Prompt:
Set down, exactly as written, the lines from the top of the data to the line that holds "[240, 240, 200, 133]]", and omit the pictures.

*** Available records ***

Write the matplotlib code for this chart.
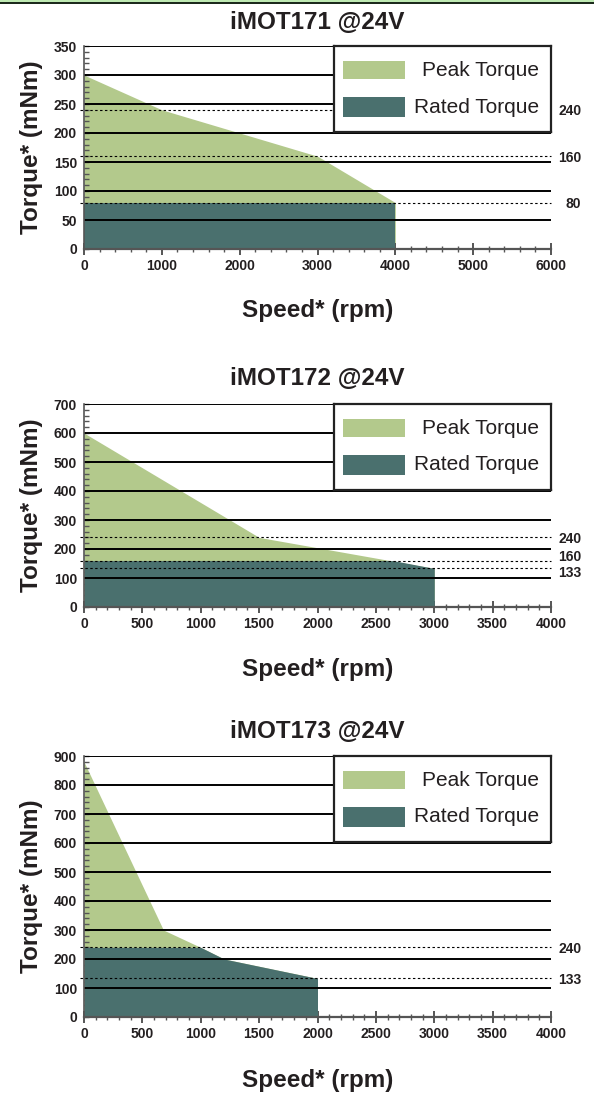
import matplotlib
matplotlib.use('Agg')
import matplotlib.pyplot as plt
import matplotlib.transforms as mtransforms
from matplotlib.patches import Rectangle

# ---- data -------------------------------------------------------------
titles = ['iMOT171 @24V', 'iMOT172 @24V', 'iMOT173 @24V']

x_max = [6000, 4000, 4000]
x_step = [1000, 500, 500]
y_max = [350, 700, 900]
y_step = [50, 100, 100]
y_minor = [10, 20, 20]

peak_speed = [[0, 1000, 3000, 4000],
              [0, 1500, 3000],
              [0, 680, 1000, 1200, 2000]]
peak_torque = [[300, 240, 160, 80],
               [600, 240, 133],
               [880, 300, 240, 200, 133]]

rated_speed = [[0, 4000],
               [0, 2650, 3000],
               [0, 1000, 1200, 2000]]
rated_torque = [[80, 80],
                [160, 160, 133],
                [240, 240, 200, 133]]

marks = [[240, 160, 80],
         [240, 160, 133],
         [240, 133]]

# ---- style ------------------------------------------------------------
plt.rcParams['font.family'] = ['Liberation Sans', 'DejaVu Sans']
PEAK = '#b3c98c'
RATED = '#4a706e'
AXIS = '#555555'
TEXT = '#231f20'

W, H = 594, 1095
fig = plt.figure(figsize=(W / 100, H / 100), dpi=100)

# axes boxes in pixels: left, top, right, bottom
boxes = [(84, 46, 551, 249), (84, 404, 551, 607), (84, 756, 551, 1017)]
title_pad = [12, 14, 13]
xlabel_y = [-0.245, -0.25, -0.2]
mark_nudge = {(1, 160): 2.5, (1, 133): -3.5}

for i, (l, t, r, b) in enumerate(boxes):
    ax = fig.add_axes([l / W, (H - b) / H, (r - l) / W, (b - t) / H])
    ax.set_xlim(0, x_max[i])
    ax.set_ylim(0, y_max[i])

    ax.fill_between(peak_speed[i], peak_torque[i], 0, color=PEAK, lw=0, zorder=1)
    ax.fill_between(rated_speed[i], rated_torque[i], 0, color=RATED, lw=0, zorder=2)

    yt = list(range(0, y_max[i] + 1, y_step[i]))
    ax.hlines(yt[1:], 0, x_max[i], color='black', lw=1.4, zorder=3)

    ax.hlines(marks[i], -0.008 * x_max[i], x_max[i], color='black', lw=0.8,
              linestyles=(0, (2.2, 2.2)), zorder=3, clip_on=False)
    trans = mtransforms.blended_transform_factory(ax.transAxes, ax.transData)
    for m in marks[i]:
        ax.annotate(str(m), xy=(1.065, m), xycoords=trans,
                    xytext=(0, mark_nudge.get((i, m), -1)), textcoords='offset points',
                    ha='right', va='center', fontsize=10, fontweight='bold', color=TEXT)

    ax.set_xticks(range(0, x_max[i] + 1, x_step[i]))
    ax.set_xticks(range(0, x_max[i] + 1, 200 if x_step[i] == 1000 else 100), minor=True)
    ax.set_yticks(yt)
    ax.set_yticks(range(0, y_max[i] + 1, y_minor[i]), minor=True)

    for s in ['top', 'right']:
        ax.spines[s].set_visible(False)
    ax.spines['left'].set_color(AXIS)
    ax.spines['left'].set_linewidth(1.2)
    ax.spines['bottom'].set_color(AXIS)
    ax.spines['bottom'].set_linewidth(1.6)
    ax.spines['left'].set_zorder(4)
    ax.spines['bottom'].set_zorder(4)

    ax.tick_params(axis='x', which='major', direction='inout', length=8, width=1.4,
                   color=AXIS, pad=3, labelsize=10, labelcolor=TEXT)
    ax.tick_params(axis='x', which='minor', direction='inout', length=4, width=1,
                   color=AXIS)
    ax.tick_params(axis='y', which='both', direction='in', length=3.5, width=1,
                   color=AXIS, pad=5, labelsize=10, labelcolor=TEXT)
    for lab in ax.get_xticklabels() + ax.get_yticklabels():
        lab.set_fontweight('bold')

    ax.set_title(titles[i], fontsize=17.5, fontweight='bold', color=TEXT, pad=title_pad[i])
    ax.set_xlabel('Speed* (rpm)', fontsize=17.5, fontweight='bold', color=TEXT)
    ax.xaxis.set_label_coords(0.5, xlabel_y[i])
    ax.set_ylabel('Torque* (mNm)', fontsize=17.5, fontweight='bold', color=TEXT)
    ax.yaxis.set_label_coords(-0.088, 0.5)

    # legend box (217 x 86 px) in the upper right corner
    bw, bh = 217 / (r - l), 86 / (b - t)
    lg = ax.inset_axes([1 - bw, 1 - bh, bw, bh], zorder=6)
    lg.set_xlim(0, 217)
    lg.set_ylim(86, 0)
    lg.set_xticks([])
    lg.set_yticks([])
    lg.set_facecolor('white')
    for s in lg.spines.values():
        s.set_linewidth(1.6)
        s.set_color('#222222')
    lg.add_patch(Rectangle((9, 14.7), 62, 18.6, color=PEAK, lw=0))
    lg.add_patch(Rectangle((9, 51.3), 62, 19.4, color=RATED, lw=0))
    lg.text(205, 24, 'Peak Torque', ha='right', va='center', fontsize=15, color=TEXT)
    lg.text(205, 61, 'Rated Torque', ha='right', va='center', fontsize=15, color=TEXT)

# thin green rule along the top edge
fig.add_artist(Rectangle((0, 1 - 2.5 / H), 1, 2.5 / H, transform=fig.transFigure,
                         color='#bfeab3', lw=0))
fig.add_artist(Rectangle((0, 1 - 4 / H), 1, 1.5 / H, transform=fig.transFigure,
                         color='#1c2a1c', lw=0))

fig.savefig('out.png', dpi=100)
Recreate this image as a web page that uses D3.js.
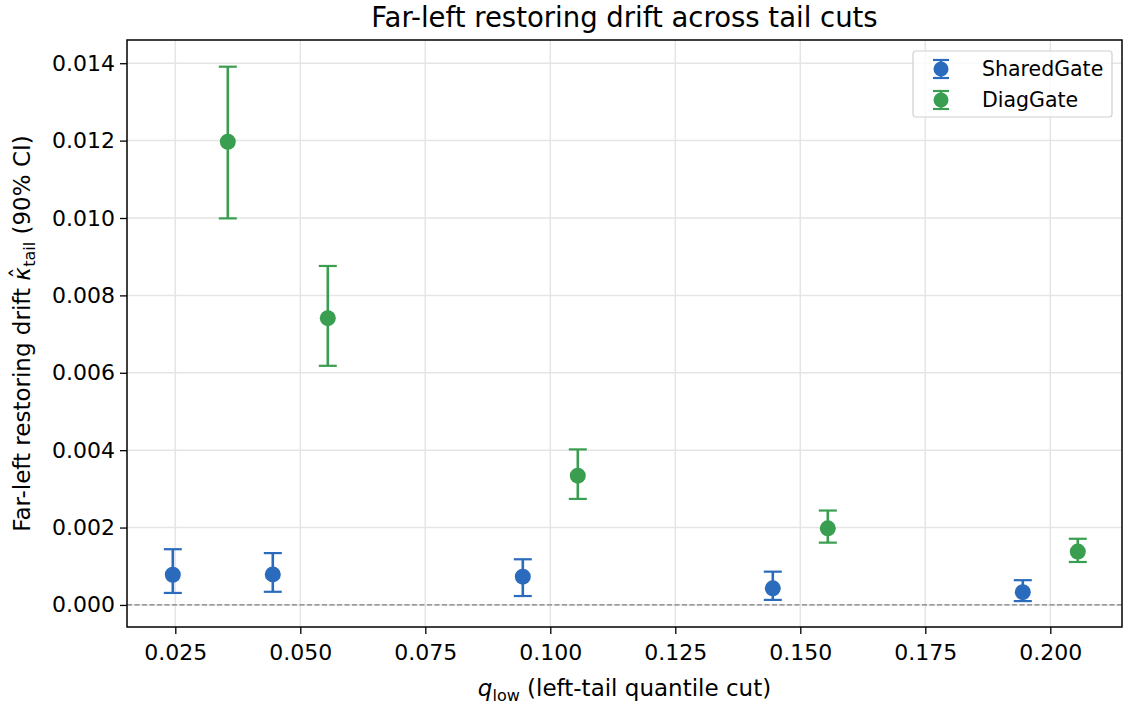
<!DOCTYPE html>
<html>
<head>
<meta charset="utf-8">
<script src="https://cdn.jsdelivr.net/npm/d3@7"></script>
<style>
  body { margin: 0; background: #fff; }
  svg { font-family: "DejaVu Sans", sans-serif; }
</style>
</head>
<body>
<div class="svg_container"></div>
<script>
// data
var qCuts = [0.03, 0.05, 0.10, 0.15, 0.20];
var sharedMean = [0.00078, 0.00079, 0.00073, 0.00043, 0.00033];
var sharedLo = [0.00031, 0.00034, 0.00023, 0.00013, 0.00010];
var sharedHi = [0.00144, 0.00134, 0.00118, 0.00086, 0.00064];
var diagMean = [0.01197, 0.00741, 0.00334, 0.00198, 0.00138];
var diagLo = [0.00999, 0.00618, 0.00274, 0.00161, 0.00111];
var diagHi = [0.01391, 0.00876, 0.00402, 0.00244, 0.00171];
var xTicks = [0.025, 0.05, 0.075, 0.1, 0.125, 0.15, 0.175, 0.2];
var yTicks = [0, 0.002, 0.004, 0.006, 0.008, 0.010, 0.012, 0.014];
var seriesNames = ["SharedGate", "DiagGate"];

const WIDTH = 1123;
const HEIGHT = 706;
const LEFT = 127, RIGHT = 1122, TOP = 40, BOTTOM = 627;
const DODGE = 0.0055;
const COLORS = ["#2b6bbd", "#3a9e50"];

var translate = function (x, y) {
  return "translate(" + x + "," + y + ")";
};

var _xScale = d3.scaleLinear()
  .domain([0.01534, 0.21434])
  .range([LEFT, RIGHT]);

var _yScale = d3.scaleLinear()
  .domain([-0.00057, 0.0146])
  .range([BOTTOM, TOP]);

var buildSeries = function (mean, lo, hi, shift) {
  return qCuts.map(function (q, i) {
    return { x: q + shift, y: mean[i], lo: lo[i], hi: hi[i] };
  });
};

var series = [
  buildSeries(sharedMean, sharedLo, sharedHi, -DODGE),
  buildSeries(diagMean, diagLo, diagHi, DODGE)
];

var svg = d3.select('.svg_container').append('svg')
  .attr('width', WIDTH)
  .attr('height', HEIGHT);

// grid
var grid = svg.append('g');
grid.selectAll('.vg').data(xTicks).enter().append('line')
  .attr('x1', function (d) { return _xScale(d); })
  .attr('x2', function (d) { return _xScale(d); })
  .attr('y1', TOP).attr('y2', BOTTOM)
  .attr('stroke', '#e5e5e5').attr('stroke-width', 1.5);
grid.selectAll('.hg').data(yTicks).enter().append('line')
  .attr('y1', function (d) { return _yScale(d); })
  .attr('y2', function (d) { return _yScale(d); })
  .attr('x1', LEFT).attr('x2', RIGHT)
  .attr('stroke', '#e5e5e5').attr('stroke-width', 1.5);

// zero line
svg.append('line')
  .attr('x1', LEFT).attr('x2', RIGHT)
  .attr('y1', _yScale(0)).attr('y2', _yScale(0))
  .attr('stroke', '#808080').attr('stroke-width', 1.3)
  .attr('stroke-dasharray', '5,2.5');

// error bars + points
series.forEach(function (data, s) {
  var g = svg.append('g');
  var col = COLORS[s];
  g.selectAll('.bar').data(data).enter().append('line')
    .attr('x1', function (d) { return _xScale(d.x); })
    .attr('x2', function (d) { return _xScale(d.x); })
    .attr('y1', function (d) { return _yScale(d.lo); })
    .attr('y2', function (d) { return _yScale(d.hi); })
    .attr('stroke', col).attr('stroke-width', 2.6);
  ['lo', 'hi'].forEach(function (k) {
    g.selectAll('.cap' + k).data(data).enter().append('line')
      .attr('x1', function (d) { return _xScale(d.x) - 9; })
      .attr('x2', function (d) { return _xScale(d.x) + 9; })
      .attr('y1', function (d) { return _yScale(d[k]); })
      .attr('y2', function (d) { return _yScale(d[k]); })
      .attr('stroke', col).attr('stroke-width', 2.2);
  });
  g.selectAll('circle').data(data).enter().append('circle')
    .attr('cx', function (d) { return _xScale(d.x); })
    .attr('cy', function (d) { return _yScale(d.y); })
    .attr('r', 8)
    .attr('fill', col);
});

// axes
var xAxis = d3.axisBottom(_xScale).tickValues(xTicks)
  .tickFormat(d3.format('.3f')).tickSizeOuter(0).tickSize(7).tickPadding(10);
var yAxis = d3.axisLeft(_yScale).tickValues(yTicks)
  .tickFormat(d3.format('.3f')).tickSizeOuter(0).tickSize(7).tickPadding(5);

var gx = svg.append('g').attr('transform', translate(0, BOTTOM)).call(xAxis);
var gy = svg.append('g').attr('transform', translate(LEFT, 0)).call(yAxis);
[gx, gy].forEach(function (g) {
  g.select('.domain').remove();
  g.selectAll('line').attr('stroke', '#000').attr('stroke-width', 1.3);
  g.selectAll('text').attr('font-size', 22).attr('fill', '#000')
    .attr('font-family', '"DejaVu Sans", sans-serif');
});

// frame
svg.append('rect')
  .attr('x', LEFT).attr('y', TOP)
  .attr('width', RIGHT - LEFT).attr('height', BOTTOM - TOP)
  .attr('fill', 'none').attr('stroke', '#000').attr('stroke-width', 1.5);

// title
svg.append('text')
  .attr('x', (LEFT + RIGHT) / 2).attr('y', 27)
  .attr('text-anchor', 'middle').attr('font-size', 27.5)
  .text('Far-left restoring drift across tail cuts');

// x label
var xl = svg.append('text')
  .attr('x', (LEFT + RIGHT) / 2).attr('y', 696)
  .attr('text-anchor', 'middle').attr('font-size', 23);
xl.append('tspan').attr('font-style', 'italic').text('q');
xl.append('tspan').attr('font-size', 16).attr('dy', 5).text('low');
xl.append('tspan').attr('dy', -5).text(' (left-tail quantile cut)');

// y label
var yl = svg.append('text')
  .attr('transform', translate(30, (TOP + BOTTOM) / 2) + ' rotate(-90)')
  .attr('text-anchor', 'middle').attr('font-size', 23);
yl.append('tspan').text('Far-left restoring drift ');
yl.append('tspan').attr('font-style', 'italic').text('\u03BA');
yl.append('tspan').attr('dx', '-0.5em').attr('dy', -3).text('\u02C6');
yl.append('tspan').attr('font-size', 16).attr('dx', '0.02em').attr('dy', 8).text('tail');
yl.append('tspan').attr('dy', -5).text(' (90% CI)');

// legend
var legend = svg.append('g').attr('transform', translate(913, 51));
legend.append('rect')
  .attr('width', 199).attr('height', 66).attr('rx', 3)
  .attr('fill', '#fff').attr('fill-opacity', 0.8)
  .attr('stroke', '#d0d0d0').attr('stroke-width', 1.2);
seriesNames.forEach(function (name, i) {
  var row = legend.append('g').attr('transform', translate(28, 18 + i * 31));
  row.append('line').attr('x1', 0).attr('x2', 0).attr('y1', -9).attr('y2', 9)
    .attr('stroke', COLORS[i]).attr('stroke-width', 2.5);
  [-9, 9].forEach(function (yy) {
    row.append('line').attr('x1', -8).attr('x2', 8).attr('y1', yy).attr('y2', yy)
      .attr('stroke', COLORS[i]).attr('stroke-width', 2.2);
  });
  row.append('circle').attr('r', 7.5).attr('fill', COLORS[i]);
  row.append('text').attr('x', 41).attr('y', 7)
    .attr('font-size', 20.5).text(name);
});
</script>
</body>
</html>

***

Solution for this exercise:
Write the matplotlib code for this chart.
import matplotlib
matplotlib.use('Agg')
import matplotlib.pyplot as plt
import matplotlib.transforms as mtransforms
from matplotlib.patches import Rectangle

# ---- data -------------------------------------------------------------
titles = ['iMOT171 @24V', 'iMOT172 @24V', 'iMOT173 @24V']

x_max = [6000, 4000, 4000]
x_step = [1000, 500, 500]
y_max = [350, 700, 900]
y_step = [50, 100, 100]
y_minor = [10, 20, 20]

peak_speed = [[0, 1000, 3000, 4000],
              [0, 1500, 3000],
              [0, 680, 1000, 1200, 2000]]
peak_torque = [[300, 240, 160, 80],
               [600, 240, 133],
               [880, 300, 240, 200, 133]]

rated_speed = [[0, 4000],
               [0, 2650, 3000],
               [0, 1000, 1200, 2000]]
rated_torque = [[80, 80],
                [160, 160, 133],
                [240, 240, 200, 133]]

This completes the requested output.